Using Riveer’s fully-automated onboard Pilot Activated Rinse (PAR) feature, the captain can activate the system from the cockpit while the aircraft taxis to the rinse pad. Through multiple, automated, precision oscillating spray nozzles and (undercarriage spray nozzles arrayed in configurations to clean the undercarriage and wings) the rinse system drenches all sides of the aircraft with a flow of water calibrated to meet military and commercial requirements (of flow and pressure) for aircraft rinsing. The system can be adjusted to operate effectively with any type of aircraft and in varied weather conditions.

The Riveer rinse and filtration system efficiently and effectively rinses the aircraft, removing dust, salt, and other corrosive deposits. The TRS then collects the dirty rinse water; filters the water to remove salts, suspended solids, heavy metals, chemicals, microbes and other corrosive contaminants, recovering up to 80%; and stores the purified water for later use.

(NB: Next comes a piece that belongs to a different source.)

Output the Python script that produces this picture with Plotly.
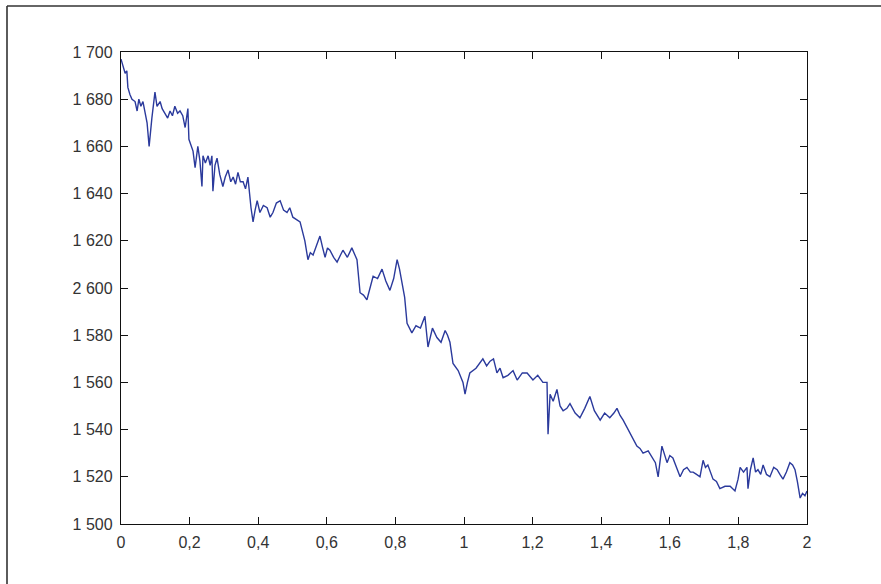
import plotly.graph_objects as go

# Price series read along the time axis (0 .. 2)
t = [0.000, 0.006, 0.012, 0.017, 0.020, 0.026, 0.032, 0.041, 0.047, 0.052,
     0.058, 0.064, 0.070, 0.076, 0.082, 0.086, 0.090, 0.099, 0.105, 0.114,
     0.120, 0.128, 0.136, 0.143, 0.150, 0.157, 0.165, 0.172, 0.180, 0.187,
     0.195, 0.198, 0.204, 0.210, 0.216, 0.224, 0.230, 0.236, 0.239, 0.246,
     0.254, 0.260, 0.265, 0.268, 0.274, 0.280, 0.288, 0.297, 0.304, 0.312,
     0.320, 0.327, 0.334, 0.341, 0.348, 0.356, 0.363, 0.370, 0.379, 0.385,
     0.391, 0.397, 0.405, 0.415, 0.426, 0.435, 0.443, 0.453, 0.464, 0.474,
     0.484, 0.492, 0.501, 0.512, 0.522, 0.536, 0.545, 0.552, 0.560, 0.570,
     0.580, 0.588, 0.595, 0.602, 0.609, 0.620, 0.630, 0.640, 0.647, 0.660,
     0.673, 0.682, 0.688, 0.697, 0.707, 0.717, 0.726, 0.735, 0.748, 0.761,
     0.772, 0.784, 0.795, 0.805, 0.812, 0.819, 0.827, 0.834, 0.841, 0.848,
     0.860, 0.873, 0.886, 0.895, 0.908, 0.921, 0.933, 0.945, 0.952, 0.959,
     0.968, 0.983, 0.997, 1.003, 1.010, 1.017, 1.035, 1.055, 1.066, 1.076,
     1.086, 1.096, 1.105, 1.114, 1.128, 1.143, 1.155, 1.170, 1.184, 1.201,
     1.215, 1.230, 1.242, 1.245, 1.251, 1.260, 1.271, 1.280, 1.289, 1.300,
     1.309, 1.324, 1.338, 1.352, 1.367, 1.380, 1.397, 1.410, 1.425, 1.437,
     1.446, 1.455, 1.464, 1.478, 1.493, 1.504, 1.513, 1.522, 1.537, 1.551,
     1.558, 1.566, 1.577, 1.592, 1.600, 1.609, 1.620, 1.630, 1.640, 1.650,
     1.660, 1.668, 1.678, 1.688, 1.697, 1.704, 1.711, 1.726, 1.736, 1.746,
     1.761, 1.776, 1.790, 1.799, 1.805, 1.815, 1.825, 1.828, 1.835, 1.843,
     1.850, 1.857, 1.865, 1.872, 1.882, 1.892, 1.903, 1.913, 1.921, 1.930,
     1.940, 1.950, 1.958, 1.965, 1.972, 1.980, 1.987, 1.994, 2.000]
price = [1697, 1694, 1691, 1692, 1685, 1682, 1680, 1679, 1675, 1680,
         1677, 1679, 1675, 1670, 1660, 1668, 1672, 1683, 1677, 1679,
         1676, 1674, 1672, 1675, 1673, 1677, 1674, 1675, 1673, 1668,
         1676, 1663, 1660, 1658, 1651, 1660, 1654, 1643, 1656, 1653,
         1656, 1652, 1656, 1641, 1652, 1655, 1648, 1643, 1647, 1650,
         1645, 1647, 1644, 1649, 1645, 1645, 1642, 1647, 1634, 1628,
         1633, 1637, 1632, 1635, 1634, 1630, 1632, 1636, 1637, 1633,
         1632, 1634, 1630, 1629, 1628, 1620, 1612, 1615, 1614, 1618,
         1622, 1617, 1613, 1617, 1616, 1613, 1611, 1614, 1616, 1613,
         1617, 1614, 1612, 1598, 1597, 1595, 1600, 1605, 1604, 1608,
         1603, 1599, 1604, 1612, 1608, 1602, 1596, 1585, 1583, 1581,
         1584, 1583, 1588, 1575, 1583, 1579, 1577, 1582, 1580, 1577,
         1568, 1565, 1560, 1555, 1560, 1564, 1566, 1570, 1567, 1569,
         1570, 1564, 1566, 1562, 1563, 1565, 1561, 1564, 1564, 1561,
         1563, 1560, 1560, 1538, 1555, 1552, 1557, 1550, 1548, 1549,
         1551, 1547, 1545, 1549, 1554, 1548, 1544, 1547, 1545, 1547,
         1549, 1546, 1544, 1540, 1536, 1533, 1532, 1530, 1531, 1528,
         1526, 1520, 1533, 1526, 1529, 1528, 1524, 1520, 1523, 1524,
         1522, 1522, 1521, 1520, 1527, 1524, 1525, 1519, 1518, 1515,
         1516, 1516, 1514, 1519, 1524, 1522, 1524, 1515, 1523, 1528,
         1522, 1523, 1521, 1525, 1521, 1520, 1524, 1523, 1521, 1519,
         1522, 1526, 1525, 1523, 1518, 1511, 1513, 1512, 1514]

# Axis ticks and their printed labels
x_ticks = [0, 0.2, 0.4, 0.6, 0.8, 1.0, 1.2, 1.4, 1.6, 1.8, 2.0]
x_labels = ["0", "0,2", "0,4", "0,6", "0,8", "1", "1,2", "1,4", "1,6", "1,8", "2"]
y_ticks = [1500, 1520, 1540, 1560, 1580, 1600, 1620, 1640, 1660, 1680, 1700]
y_labels = ["1 500", "1 520", "1 540", "1 560", "1 580", "2 600",
            "1 620", "1 640", "1 660", "1 680", "1 700"]

fig = go.Figure()
fig.add_trace(go.Scatter(
    x=t, y=price, mode="lines",
    line=dict(color="#2b3a9c", width=1.4),
    hoverinfo="skip",
))

axis_common = dict(
    showline=True, linecolor="#111111", linewidth=1.3, mirror="allticks",
    ticks="inside", ticklen=7, tickwidth=1.2, tickcolor="#111111",
    showgrid=False, zeroline=False, ticklabelstandoff=4,
    tickfont=dict(family="Liberation Sans, Arial, sans-serif", size=16, color="#333333"),
)

fig.update_xaxes(range=[0, 2], tickmode="array", tickvals=x_ticks,
                 ticktext=x_labels, **axis_common)
fig.update_yaxes(range=[1500, 1700], tickmode="array", tickvals=y_ticks,
                 ticktext=y_labels, **axis_common)

# Outer figure frame: its left and top edges lie inside the page
frame = dict(color="#333333", width=1.6)
fx = (7 - 121) / 686
fy = (524 - 6) / 472
fig.add_shape(type="line", xref="paper", yref="paper",
              x0=fx, x1=fx, y0=(524 - 600) / 472, y1=fy, line=frame)
fig.add_shape(type="line", xref="paper", yref="paper",
              x0=fx, x1=(900 - 121) / 686, y0=fy, y1=fy, line=frame)

fig.update_layout(
    width=881, height=584,
    margin=dict(l=121, r=74, t=52, b=60),
    paper_bgcolor="white", plot_bgcolor="white",
    showlegend=False,
)

fig.write_html("out.html")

The system can also be arranged to capture rain water, resulting in further savings.

Because the TRS is installed above ground, the time and expense required for infrastructure modification and associated site engineering or environmental considerations is eliminated. Importantly, the TRS is procured as kit not as a construction project, greatly simplifying the procurement process. The modular configuration consists of steel pad sections forming the wash rack, the recycling system and tanks are housed in special ISO containers. Since inlet water is automatically processed to standard by the recycling system all that is required of the user is electric power and a water source.

Riveer’s systems, which effectively and economically combat corrosion, provide superior results in military and commercial applications.